As one might expect of someone who founded a pub, Mr. Byrne tended bar frequently, including in Massachusetts, Detroit and Los Angeles. It was working at a bar in New York, however, that provided the spark that eventually led to his successful restaurant.
The owner wanted to start a newspaper out of the bar, Mr. Byrne said, and asked if he would write something. The year was 1969 when he obliged.
“It got out of hand,” Mr. Byrne recalled, “because I wrote a serialistic novella, which is an 8-hour journey through a bartender’s mind, in New York, in an Irish saloon, during a full moon.”
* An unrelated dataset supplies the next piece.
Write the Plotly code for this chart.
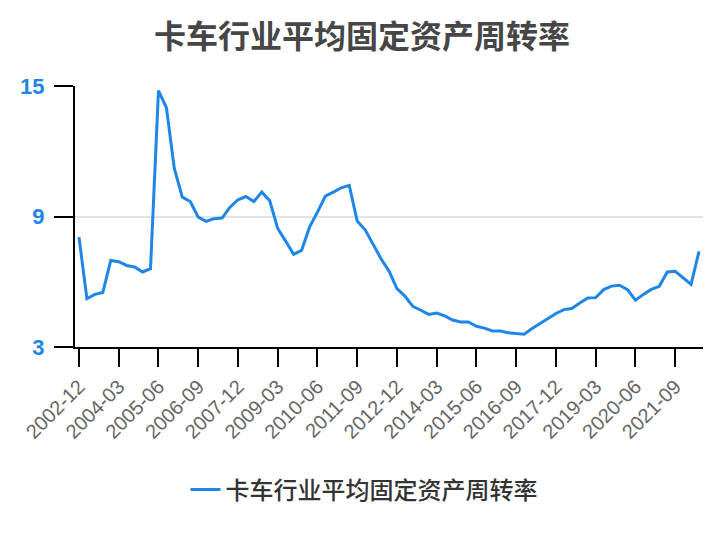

Later, Mr. Byrne found himself working at New Seabury Country Club in Mashpee. New Seabury resident Philip A. Rollins—a former Mashpee selectman who also happened to be the Cape & Islands District Attorney at the time—read his novella.
“So, he said, ‘Hey, you ought to have your own bar,’” Mr. Byrne said. A friend pointed out a vacant spot in the New Seabury Shopping Center, which would later become Mashpee Commons, and the rest was history.
The Mashpee location opened its doors on July 26, 1973, according to the pub’s website. It has been expanded six times, Mr. Byrne said.
Although the restaurant is certainly somewhere patrons can enjoy quality food and drink, the pub also makes sure to honor one of Mr. Byrne’s great loves.
“My passions are language, more than anything, and words,” he said. The restaurant had a lending library, he said, but people would not return the books. Quotes from famous authors now adorn the walls.
Ahead of his milestone birthday, Mr. Byrne expressed contentment, a fact that should come as welcome news to all those who have enjoyed his company and pub through the years.
“I’m a really happy man now,” he said.
Paul Rifkin, a friend of Mr. Byrne’s who also lives in the Commons, summed it up simply, saying that he is “Mashpee’s treasure.”